## Begin Dataset content
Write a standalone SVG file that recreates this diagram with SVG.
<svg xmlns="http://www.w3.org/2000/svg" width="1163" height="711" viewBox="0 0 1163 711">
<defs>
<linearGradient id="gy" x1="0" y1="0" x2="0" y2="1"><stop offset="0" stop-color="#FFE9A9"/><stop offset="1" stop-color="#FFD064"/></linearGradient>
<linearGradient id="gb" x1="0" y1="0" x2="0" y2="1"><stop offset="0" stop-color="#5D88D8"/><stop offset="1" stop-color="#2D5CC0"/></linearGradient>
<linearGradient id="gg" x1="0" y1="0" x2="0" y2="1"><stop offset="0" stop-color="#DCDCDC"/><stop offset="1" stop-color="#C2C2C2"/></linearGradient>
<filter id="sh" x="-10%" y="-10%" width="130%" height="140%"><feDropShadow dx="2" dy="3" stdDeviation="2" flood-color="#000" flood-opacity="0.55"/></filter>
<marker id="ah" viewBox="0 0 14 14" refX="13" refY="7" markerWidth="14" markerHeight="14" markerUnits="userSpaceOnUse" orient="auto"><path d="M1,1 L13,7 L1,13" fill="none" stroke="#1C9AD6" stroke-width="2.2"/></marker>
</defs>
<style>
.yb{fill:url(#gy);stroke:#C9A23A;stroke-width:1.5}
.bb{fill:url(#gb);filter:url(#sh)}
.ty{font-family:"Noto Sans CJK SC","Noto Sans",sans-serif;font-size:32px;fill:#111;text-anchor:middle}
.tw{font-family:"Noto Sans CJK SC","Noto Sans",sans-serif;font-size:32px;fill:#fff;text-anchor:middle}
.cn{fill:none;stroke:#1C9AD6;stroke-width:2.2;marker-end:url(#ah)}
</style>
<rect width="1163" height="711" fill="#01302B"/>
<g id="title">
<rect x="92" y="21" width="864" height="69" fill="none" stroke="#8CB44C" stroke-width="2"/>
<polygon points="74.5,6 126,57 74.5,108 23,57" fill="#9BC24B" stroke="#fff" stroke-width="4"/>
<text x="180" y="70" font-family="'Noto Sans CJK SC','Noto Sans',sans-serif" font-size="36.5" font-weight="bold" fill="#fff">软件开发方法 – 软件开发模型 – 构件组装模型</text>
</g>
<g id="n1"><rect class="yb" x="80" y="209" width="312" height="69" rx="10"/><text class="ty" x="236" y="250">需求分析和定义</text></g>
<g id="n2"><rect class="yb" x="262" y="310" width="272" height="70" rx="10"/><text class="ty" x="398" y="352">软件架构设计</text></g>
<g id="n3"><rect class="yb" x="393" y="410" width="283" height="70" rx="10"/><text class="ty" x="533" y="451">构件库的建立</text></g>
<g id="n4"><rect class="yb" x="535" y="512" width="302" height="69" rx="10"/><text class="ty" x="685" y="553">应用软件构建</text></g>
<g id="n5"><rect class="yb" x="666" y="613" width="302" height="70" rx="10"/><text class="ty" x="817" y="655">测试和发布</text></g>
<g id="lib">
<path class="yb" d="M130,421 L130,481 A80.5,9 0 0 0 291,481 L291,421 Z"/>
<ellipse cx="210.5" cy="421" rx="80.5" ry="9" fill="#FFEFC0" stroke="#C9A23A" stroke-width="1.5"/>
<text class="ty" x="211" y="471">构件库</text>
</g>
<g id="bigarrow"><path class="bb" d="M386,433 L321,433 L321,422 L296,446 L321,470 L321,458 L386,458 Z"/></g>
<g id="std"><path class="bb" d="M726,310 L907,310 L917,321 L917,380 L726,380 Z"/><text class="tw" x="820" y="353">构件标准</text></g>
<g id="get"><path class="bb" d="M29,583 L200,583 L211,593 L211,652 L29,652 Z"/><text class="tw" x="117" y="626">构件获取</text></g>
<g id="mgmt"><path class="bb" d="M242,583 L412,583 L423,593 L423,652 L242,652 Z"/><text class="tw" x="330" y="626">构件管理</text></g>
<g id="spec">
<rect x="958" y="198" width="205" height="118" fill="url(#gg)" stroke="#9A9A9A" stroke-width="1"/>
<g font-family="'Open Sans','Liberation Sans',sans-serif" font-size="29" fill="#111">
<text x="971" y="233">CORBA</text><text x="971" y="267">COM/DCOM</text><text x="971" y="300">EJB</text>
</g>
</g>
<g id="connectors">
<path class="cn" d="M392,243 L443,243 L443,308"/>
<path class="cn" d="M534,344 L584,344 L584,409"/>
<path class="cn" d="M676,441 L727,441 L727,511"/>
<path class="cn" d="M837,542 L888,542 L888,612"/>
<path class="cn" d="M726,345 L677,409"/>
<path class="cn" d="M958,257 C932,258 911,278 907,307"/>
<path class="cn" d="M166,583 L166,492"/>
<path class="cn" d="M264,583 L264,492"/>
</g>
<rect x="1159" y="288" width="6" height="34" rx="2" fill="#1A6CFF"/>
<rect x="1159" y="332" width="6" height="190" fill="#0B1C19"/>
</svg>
## End Dataset content
## Begin Dataset content
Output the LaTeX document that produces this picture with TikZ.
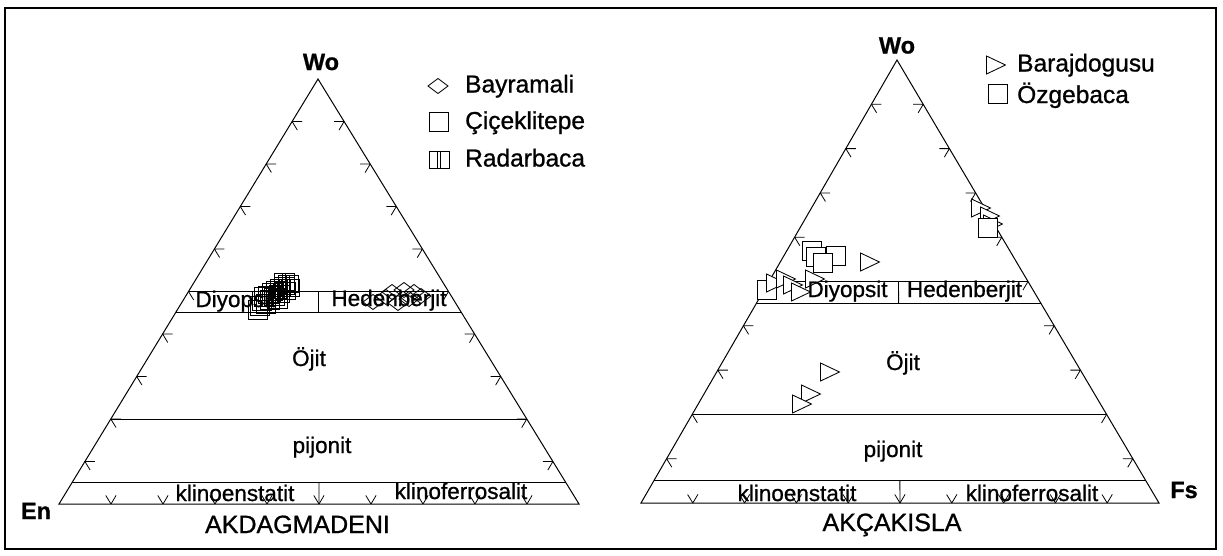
## End Dataset content
» Exercise aim
Exactly how many lines of the listing above contain the string "this"? Give no more than the number.

» Task output
2